• **Records provided**:
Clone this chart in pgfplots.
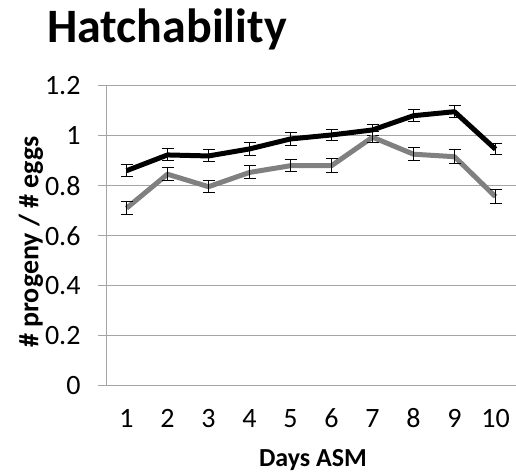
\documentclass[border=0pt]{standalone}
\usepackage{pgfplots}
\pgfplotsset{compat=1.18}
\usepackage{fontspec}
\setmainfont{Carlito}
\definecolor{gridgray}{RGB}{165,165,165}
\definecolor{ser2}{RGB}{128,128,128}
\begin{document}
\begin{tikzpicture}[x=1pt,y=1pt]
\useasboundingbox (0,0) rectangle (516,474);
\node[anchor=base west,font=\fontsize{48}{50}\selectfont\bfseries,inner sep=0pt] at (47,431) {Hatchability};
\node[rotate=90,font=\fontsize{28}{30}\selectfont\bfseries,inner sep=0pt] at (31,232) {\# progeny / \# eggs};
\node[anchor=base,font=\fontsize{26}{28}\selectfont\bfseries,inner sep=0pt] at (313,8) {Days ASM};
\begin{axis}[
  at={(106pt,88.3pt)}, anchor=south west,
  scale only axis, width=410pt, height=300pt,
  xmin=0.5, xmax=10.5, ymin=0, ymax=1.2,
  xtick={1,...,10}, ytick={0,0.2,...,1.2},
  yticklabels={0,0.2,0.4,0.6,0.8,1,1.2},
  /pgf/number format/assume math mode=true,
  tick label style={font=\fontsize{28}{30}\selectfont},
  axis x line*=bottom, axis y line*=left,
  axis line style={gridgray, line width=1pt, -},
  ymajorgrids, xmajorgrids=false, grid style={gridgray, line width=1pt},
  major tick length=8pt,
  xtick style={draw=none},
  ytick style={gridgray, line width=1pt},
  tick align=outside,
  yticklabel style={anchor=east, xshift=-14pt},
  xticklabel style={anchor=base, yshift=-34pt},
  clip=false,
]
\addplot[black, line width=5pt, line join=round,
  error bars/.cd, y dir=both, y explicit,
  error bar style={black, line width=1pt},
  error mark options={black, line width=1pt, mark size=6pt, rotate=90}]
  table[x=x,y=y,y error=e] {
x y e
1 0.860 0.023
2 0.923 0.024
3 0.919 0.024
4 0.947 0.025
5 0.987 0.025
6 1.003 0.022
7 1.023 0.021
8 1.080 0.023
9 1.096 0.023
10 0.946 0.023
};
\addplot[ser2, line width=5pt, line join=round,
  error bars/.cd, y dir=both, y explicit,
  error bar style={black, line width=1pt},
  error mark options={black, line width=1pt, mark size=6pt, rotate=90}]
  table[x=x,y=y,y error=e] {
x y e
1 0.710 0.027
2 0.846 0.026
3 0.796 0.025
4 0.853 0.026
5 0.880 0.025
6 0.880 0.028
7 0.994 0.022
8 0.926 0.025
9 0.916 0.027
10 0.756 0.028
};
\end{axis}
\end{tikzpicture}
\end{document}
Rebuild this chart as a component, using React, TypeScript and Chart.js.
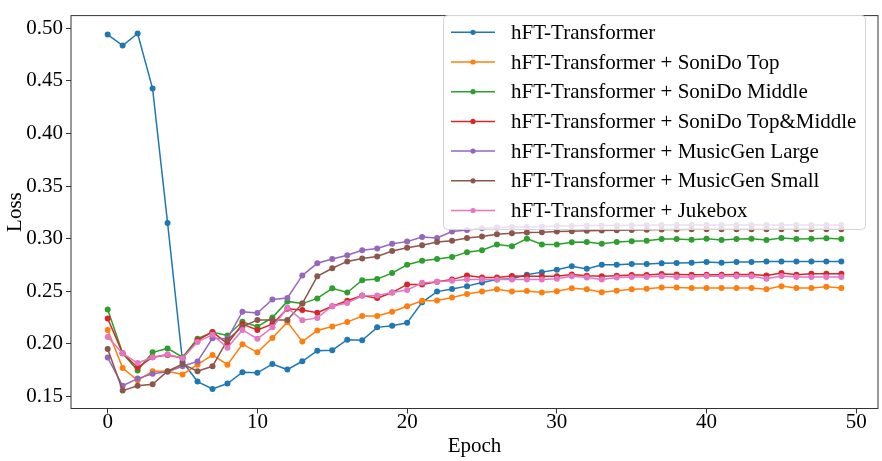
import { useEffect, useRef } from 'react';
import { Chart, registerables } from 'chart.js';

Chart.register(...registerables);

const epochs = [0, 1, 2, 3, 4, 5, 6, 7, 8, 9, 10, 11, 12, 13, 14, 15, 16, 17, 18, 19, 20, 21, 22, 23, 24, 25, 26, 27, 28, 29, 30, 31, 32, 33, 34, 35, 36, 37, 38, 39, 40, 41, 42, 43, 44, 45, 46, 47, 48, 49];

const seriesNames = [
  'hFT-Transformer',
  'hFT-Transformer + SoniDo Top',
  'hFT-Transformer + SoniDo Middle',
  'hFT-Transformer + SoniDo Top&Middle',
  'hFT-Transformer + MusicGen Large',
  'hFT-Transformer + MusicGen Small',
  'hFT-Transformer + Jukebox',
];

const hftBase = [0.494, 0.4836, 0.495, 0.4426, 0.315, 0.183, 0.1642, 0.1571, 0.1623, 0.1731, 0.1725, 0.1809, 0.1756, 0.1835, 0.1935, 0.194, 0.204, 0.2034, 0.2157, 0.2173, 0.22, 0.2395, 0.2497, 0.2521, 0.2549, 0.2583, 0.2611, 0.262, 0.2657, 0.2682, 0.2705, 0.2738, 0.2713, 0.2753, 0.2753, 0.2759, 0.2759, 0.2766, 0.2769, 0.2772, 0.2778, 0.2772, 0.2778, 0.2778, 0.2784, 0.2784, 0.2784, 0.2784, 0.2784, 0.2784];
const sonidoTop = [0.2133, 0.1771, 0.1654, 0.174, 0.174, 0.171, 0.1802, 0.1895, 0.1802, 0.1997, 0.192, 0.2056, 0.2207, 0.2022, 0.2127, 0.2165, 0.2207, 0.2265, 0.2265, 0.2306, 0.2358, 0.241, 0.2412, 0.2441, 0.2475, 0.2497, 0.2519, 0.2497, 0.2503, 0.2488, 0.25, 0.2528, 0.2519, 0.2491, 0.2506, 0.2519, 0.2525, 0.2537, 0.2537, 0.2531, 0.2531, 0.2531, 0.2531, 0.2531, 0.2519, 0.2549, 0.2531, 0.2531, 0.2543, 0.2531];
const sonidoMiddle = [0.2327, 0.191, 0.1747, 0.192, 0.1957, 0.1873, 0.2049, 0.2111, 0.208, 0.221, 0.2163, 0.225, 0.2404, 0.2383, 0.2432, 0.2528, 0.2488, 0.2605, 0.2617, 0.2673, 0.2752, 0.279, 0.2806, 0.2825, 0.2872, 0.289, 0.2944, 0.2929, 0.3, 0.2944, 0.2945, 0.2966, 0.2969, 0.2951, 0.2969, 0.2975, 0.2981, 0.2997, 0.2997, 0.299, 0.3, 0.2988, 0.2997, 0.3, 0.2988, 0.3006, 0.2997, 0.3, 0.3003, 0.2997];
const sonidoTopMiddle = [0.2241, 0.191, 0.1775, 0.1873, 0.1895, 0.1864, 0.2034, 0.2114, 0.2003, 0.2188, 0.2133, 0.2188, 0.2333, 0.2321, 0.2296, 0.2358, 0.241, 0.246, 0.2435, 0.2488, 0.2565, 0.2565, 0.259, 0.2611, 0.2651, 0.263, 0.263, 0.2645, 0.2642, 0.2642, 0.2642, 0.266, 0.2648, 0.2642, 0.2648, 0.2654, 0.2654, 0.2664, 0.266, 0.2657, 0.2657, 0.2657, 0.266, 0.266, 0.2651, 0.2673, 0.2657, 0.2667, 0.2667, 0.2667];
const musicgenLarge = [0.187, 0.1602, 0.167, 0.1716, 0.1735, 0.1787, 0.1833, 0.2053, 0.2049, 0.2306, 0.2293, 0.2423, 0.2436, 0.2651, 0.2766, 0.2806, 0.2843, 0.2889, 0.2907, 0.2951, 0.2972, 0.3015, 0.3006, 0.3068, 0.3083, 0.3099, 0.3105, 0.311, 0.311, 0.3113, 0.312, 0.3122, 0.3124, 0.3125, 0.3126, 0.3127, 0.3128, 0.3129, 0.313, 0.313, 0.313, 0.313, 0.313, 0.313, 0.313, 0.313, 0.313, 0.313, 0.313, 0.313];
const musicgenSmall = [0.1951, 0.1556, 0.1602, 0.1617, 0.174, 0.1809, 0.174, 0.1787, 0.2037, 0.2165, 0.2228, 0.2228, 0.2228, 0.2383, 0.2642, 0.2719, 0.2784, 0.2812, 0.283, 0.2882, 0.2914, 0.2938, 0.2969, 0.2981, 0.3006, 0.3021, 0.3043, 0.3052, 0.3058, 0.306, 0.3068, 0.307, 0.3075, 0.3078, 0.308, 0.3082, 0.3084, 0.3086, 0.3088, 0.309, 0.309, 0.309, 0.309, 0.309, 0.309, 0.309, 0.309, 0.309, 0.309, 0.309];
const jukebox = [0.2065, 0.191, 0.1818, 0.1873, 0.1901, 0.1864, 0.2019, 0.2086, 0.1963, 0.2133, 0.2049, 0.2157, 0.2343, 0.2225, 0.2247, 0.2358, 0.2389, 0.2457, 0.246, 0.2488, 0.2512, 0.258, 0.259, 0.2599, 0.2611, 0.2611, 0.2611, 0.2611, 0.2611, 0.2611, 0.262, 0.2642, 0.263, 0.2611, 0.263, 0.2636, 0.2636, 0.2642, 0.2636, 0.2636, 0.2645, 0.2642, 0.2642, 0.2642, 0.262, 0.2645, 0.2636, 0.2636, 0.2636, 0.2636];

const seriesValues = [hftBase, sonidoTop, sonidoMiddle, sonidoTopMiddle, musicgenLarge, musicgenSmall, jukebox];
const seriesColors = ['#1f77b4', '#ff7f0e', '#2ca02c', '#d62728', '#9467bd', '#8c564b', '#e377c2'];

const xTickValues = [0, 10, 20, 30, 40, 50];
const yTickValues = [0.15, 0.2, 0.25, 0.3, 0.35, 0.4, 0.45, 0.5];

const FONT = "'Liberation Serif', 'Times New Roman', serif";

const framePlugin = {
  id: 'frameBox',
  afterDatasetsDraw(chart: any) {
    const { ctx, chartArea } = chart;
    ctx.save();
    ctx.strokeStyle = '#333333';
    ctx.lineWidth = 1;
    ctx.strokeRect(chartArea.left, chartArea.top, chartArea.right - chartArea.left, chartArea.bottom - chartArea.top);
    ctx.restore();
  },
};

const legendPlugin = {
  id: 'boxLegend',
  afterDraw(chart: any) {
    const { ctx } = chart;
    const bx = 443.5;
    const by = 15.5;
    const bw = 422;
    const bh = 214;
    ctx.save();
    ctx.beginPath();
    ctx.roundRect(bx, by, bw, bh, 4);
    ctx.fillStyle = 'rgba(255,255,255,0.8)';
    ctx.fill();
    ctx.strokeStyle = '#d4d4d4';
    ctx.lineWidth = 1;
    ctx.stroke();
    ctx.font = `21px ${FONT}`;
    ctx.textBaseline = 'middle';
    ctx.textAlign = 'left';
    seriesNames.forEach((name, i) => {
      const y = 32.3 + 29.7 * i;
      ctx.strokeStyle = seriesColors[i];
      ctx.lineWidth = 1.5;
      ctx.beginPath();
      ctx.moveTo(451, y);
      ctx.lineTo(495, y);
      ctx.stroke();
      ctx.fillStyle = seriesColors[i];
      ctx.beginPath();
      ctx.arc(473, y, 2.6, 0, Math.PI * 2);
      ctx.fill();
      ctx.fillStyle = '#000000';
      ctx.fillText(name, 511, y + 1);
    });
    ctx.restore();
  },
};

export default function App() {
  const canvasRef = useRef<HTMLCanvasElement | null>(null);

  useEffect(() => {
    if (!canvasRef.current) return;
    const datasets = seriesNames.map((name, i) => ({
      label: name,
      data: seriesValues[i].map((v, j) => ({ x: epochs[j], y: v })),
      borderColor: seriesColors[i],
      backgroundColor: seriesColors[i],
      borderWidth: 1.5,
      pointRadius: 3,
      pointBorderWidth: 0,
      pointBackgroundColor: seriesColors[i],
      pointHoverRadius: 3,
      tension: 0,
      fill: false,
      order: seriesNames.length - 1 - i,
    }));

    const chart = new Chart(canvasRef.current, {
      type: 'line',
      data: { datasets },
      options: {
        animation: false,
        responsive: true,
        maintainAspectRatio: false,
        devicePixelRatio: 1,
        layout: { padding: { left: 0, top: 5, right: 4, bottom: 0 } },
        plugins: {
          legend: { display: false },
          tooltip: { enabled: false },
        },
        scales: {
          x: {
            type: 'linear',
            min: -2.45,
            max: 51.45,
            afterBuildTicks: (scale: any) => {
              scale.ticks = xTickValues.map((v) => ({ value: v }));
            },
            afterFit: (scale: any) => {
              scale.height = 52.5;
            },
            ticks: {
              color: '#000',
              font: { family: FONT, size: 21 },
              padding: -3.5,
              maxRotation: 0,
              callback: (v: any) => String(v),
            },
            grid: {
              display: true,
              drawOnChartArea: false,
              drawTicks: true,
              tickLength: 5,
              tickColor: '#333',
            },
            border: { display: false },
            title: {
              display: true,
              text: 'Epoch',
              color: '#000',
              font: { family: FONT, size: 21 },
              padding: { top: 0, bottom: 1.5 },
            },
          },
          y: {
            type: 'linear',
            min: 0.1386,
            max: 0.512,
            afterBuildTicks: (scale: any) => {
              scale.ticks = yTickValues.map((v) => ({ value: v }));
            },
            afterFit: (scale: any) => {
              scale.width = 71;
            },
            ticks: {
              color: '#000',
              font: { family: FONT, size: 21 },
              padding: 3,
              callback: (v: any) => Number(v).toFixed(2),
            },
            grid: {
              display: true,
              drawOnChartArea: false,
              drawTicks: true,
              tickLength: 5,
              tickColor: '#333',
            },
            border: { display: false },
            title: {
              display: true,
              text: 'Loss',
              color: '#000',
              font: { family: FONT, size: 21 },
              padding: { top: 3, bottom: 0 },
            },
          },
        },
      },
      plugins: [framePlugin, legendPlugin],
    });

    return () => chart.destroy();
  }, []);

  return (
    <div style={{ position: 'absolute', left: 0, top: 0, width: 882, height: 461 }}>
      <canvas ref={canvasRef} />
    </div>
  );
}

• **Exercise description**:
What's needed is an exact copy of the lines above from the one with "Rebuild this chart" through the one with "Chart.register(...registerables);", both included; the pictures stay out.

• **Expected answer**:
Rebuild this chart as a component, using React, TypeScript and Chart.js.
import { useEffect, useRef } from 'react';
import { Chart, registerables } from 'chart.js';

Chart.register(...registerables);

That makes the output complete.